Objective
Leave out the pictures and repeat the data exactly.

** Start Raw data **

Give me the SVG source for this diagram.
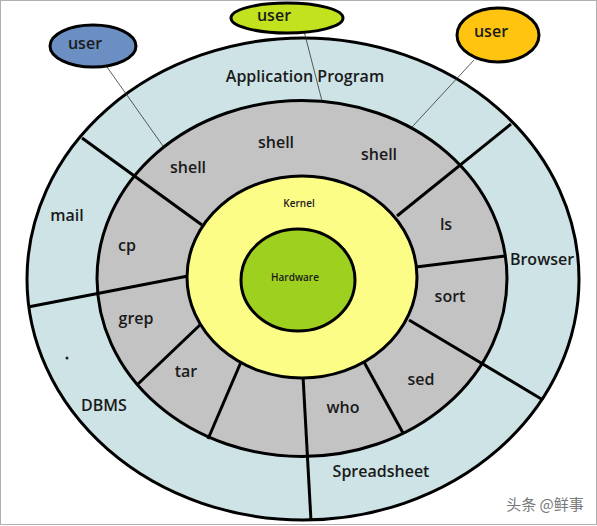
<svg xmlns="http://www.w3.org/2000/svg" width="597" height="526" viewBox="0 0 597 526">
<style>
.ring{stroke:#000;stroke-width:3}
.div{stroke:#000;stroke-width:3;fill:none}
.conn{stroke:#333;stroke-width:0.8;fill:none}
.lbl{font-family:"Open Sans","Liberation Sans",sans-serif;font-weight:600;font-size:16px;fill:#1a1a1a;text-anchor:middle}
.sm{font-family:"Open Sans","Liberation Sans",sans-serif;font-weight:600;font-size:10px;fill:#1a1a1a;text-anchor:middle}
</style>
<rect x="0.5" y="0.5" width="596" height="524" fill="#fff" stroke="#b0b0b0" stroke-width="1"/>
<g id="application-ring"><ellipse class="ring" cx="303" cy="279" rx="276" ry="241" fill="#cde3e5"/></g>
<g id="shell-ring"><ellipse class="ring" cx="302" cy="278.5" rx="205" ry="178" fill="#c3c3c3"/></g>
<g id="dividers">
<line class="div" x1="82" y1="138" x2="202" y2="225"/>
<line class="div" x1="28" y1="307" x2="188" y2="276"/>
<line class="div" x1="201" y1="324" x2="138" y2="384"/>
<line class="div" x1="241" y1="362" x2="208" y2="439"/>
<line class="div" x1="303" y1="376" x2="311" y2="521"/>
<line class="div" x1="364" y1="362" x2="403" y2="433"/>
<line class="div" x1="409" y1="320" x2="543" y2="400"/>
<line class="div" x1="416" y1="267" x2="505" y2="256"/>
<line class="div" x1="511" y1="124" x2="397" y2="216"/>
</g>
<g id="kernel"><ellipse class="ring" cx="302" cy="277" rx="115" ry="101" fill="#fbfd86"/><text class="sm" x="299" y="207">Kernel</text></g>
<g id="hardware"><ellipse class="ring" cx="298" cy="280" rx="57" ry="51" fill="#9ed01f"/><text class="sm" x="295" y="281">Hardware</text></g>
<g id="connectors">
<line class="conn" x1="107" y1="67" x2="163" y2="146"/>
<line class="conn" x1="304" y1="31" x2="322" y2="101"/>
<line class="conn" x1="474" y1="60" x2="412" y2="127"/>
</g>
<g id="user-1"><ellipse class="ring" cx="93" cy="46" rx="43" ry="21" fill="#6b8fc2"/><text class="lbl" x="85" y="49">user</text></g>
<g id="user-2"><ellipse class="ring" cx="287" cy="18" rx="56" ry="15" fill="#c3e21e"/><text class="lbl" x="274" y="21">user</text></g>
<g id="user-3"><ellipse class="ring" cx="498" cy="35" rx="41" ry="27" fill="#fec40f"/><text class="lbl" x="491" y="37">user</text></g>
<g id="labels">
<text class="lbl" x="305" y="82">Application Program</text>
<text class="lbl" x="188" y="173">shell</text>
<text class="lbl" x="276" y="148">shell</text>
<text class="lbl" x="379" y="160">shell</text>
<text class="lbl" x="67" y="221">mail</text>
<text class="lbl" x="127" y="251">cp</text>
<text class="lbl" x="446" y="230">ls</text>
<text class="lbl" x="542" y="265">Browser</text>
<text class="lbl" x="450" y="302">sort</text>
<text class="lbl" x="136" y="324">grep</text>
<text class="lbl" x="186" y="377">tar</text>
<text class="lbl" x="421" y="385">sed</text>
<text class="lbl" x="343" y="413">who</text>
<text class="lbl" x="104" y="411">DBMS</text>
<text class="lbl" x="381" y="477">Spreadsheet</text>
<circle cx="67" cy="358" r="1.5" fill="#222"/>
</g>
<text x="545" y="510" font-family="'Noto Sans CJK SC',sans-serif" font-size="15" fill="#777" text-anchor="middle">头条 @鲜事</text>
</svg>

** End Raw data **

Answer for this exercise
Give me the SVG source for this diagram.
<svg xmlns="http://www.w3.org/2000/svg" width="597" height="526" viewBox="0 0 597 526">
<style>
.ring{stroke:#000;stroke-width:3}
.div{stroke:#000;stroke-width:3;fill:none}
.conn{stroke:#333;stroke-width:0.8;fill:none}
.lbl{font-family:"Open Sans","Liberation Sans",sans-serif;font-weight:600;font-size:16px;fill:#1a1a1a;text-anchor:middle}
.sm{font-family:"Open Sans","Liberation Sans",sans-serif;font-weight:600;font-size:10px;fill:#1a1a1a;text-anchor:middle}
</style>
<rect x="0.5" y="0.5" width="596" height="524" fill="#fff" stroke="#b0b0b0" stroke-width="1"/>
<g id="application-ring"><ellipse class="ring" cx="303" cy="279" rx="276" ry="241" fill="#cde3e5"/></g>
<g id="shell-ring"><ellipse class="ring" cx="302" cy="278.5" rx="205" ry="178" fill="#c3c3c3"/></g>
<g id="dividers">
<line class="div" x1="82" y1="138" x2="202" y2="225"/>
<line class="div" x1="28" y1="307" x2="188" y2="276"/>
<line class="div" x1="201" y1="324" x2="138" y2="384"/>
<line class="div" x1="241" y1="362" x2="208" y2="439"/>
<line class="div" x1="303" y1="376" x2="311" y2="521"/>
<line class="div" x1="364" y1="362" x2="403" y2="433"/>
<line class="div" x1="409" y1="320" x2="543" y2="400"/>
<line class="div" x1="416" y1="267" x2="505" y2="256"/>
<line class="div" x1="511" y1="124" x2="397" y2="216"/>
</g>
<g id="kernel"><ellipse class="ring" cx="302" cy="277" rx="115" ry="101" fill="#fbfd86"/><text class="sm" x="299" y="207">Kernel</text></g>
<g id="hardware"><ellipse class="ring" cx="298" cy="280" rx="57" ry="51" fill="#9ed01f"/><text class="sm" x="295" y="281">Hardware</text></g>
<g id="connectors">
<line class="conn" x1="107" y1="67" x2="163" y2="146"/>
<line class="conn" x1="304" y1="31" x2="322" y2="101"/>
<line class="conn" x1="474" y1="60" x2="412" y2="127"/>
</g>
<g id="user-1"><ellipse class="ring" cx="93" cy="46" rx="43" ry="21" fill="#6b8fc2"/><text class="lbl" x="85" y="49">user</text></g>
<g id="user-2"><ellipse class="ring" cx="287" cy="18" rx="56" ry="15" fill="#c3e21e"/><text class="lbl" x="274" y="21">user</text></g>
<g id="user-3"><ellipse class="ring" cx="498" cy="35" rx="41" ry="27" fill="#fec40f"/><text class="lbl" x="491" y="37">user</text></g>
<g id="labels">
<text class="lbl" x="305" y="82">Application Program</text>
<text class="lbl" x="188" y="173">shell</text>
<text class="lbl" x="276" y="148">shell</text>
<text class="lbl" x="379" y="160">shell</text>
<text class="lbl" x="67" y="221">mail</text>
<text class="lbl" x="127" y="251">cp</text>
<text class="lbl" x="446" y="230">ls</text>
<text class="lbl" x="542" y="265">Browser</text>
<text class="lbl" x="450" y="302">sort</text>
<text class="lbl" x="136" y="324">grep</text>
<text class="lbl" x="186" y="377">tar</text>
<text class="lbl" x="421" y="385">sed</text>
<text class="lbl" x="343" y="413">who</text>
<text class="lbl" x="104" y="411">DBMS</text>
<text class="lbl" x="381" y="477">Spreadsheet</text>
<circle cx="67" cy="358" r="1.5" fill="#222"/>
</g>
<text x="545" y="510" font-family="'Noto Sans CJK SC',sans-serif" font-size="15" fill="#777" text-anchor="middle">头条 @鲜事</text>
</svg>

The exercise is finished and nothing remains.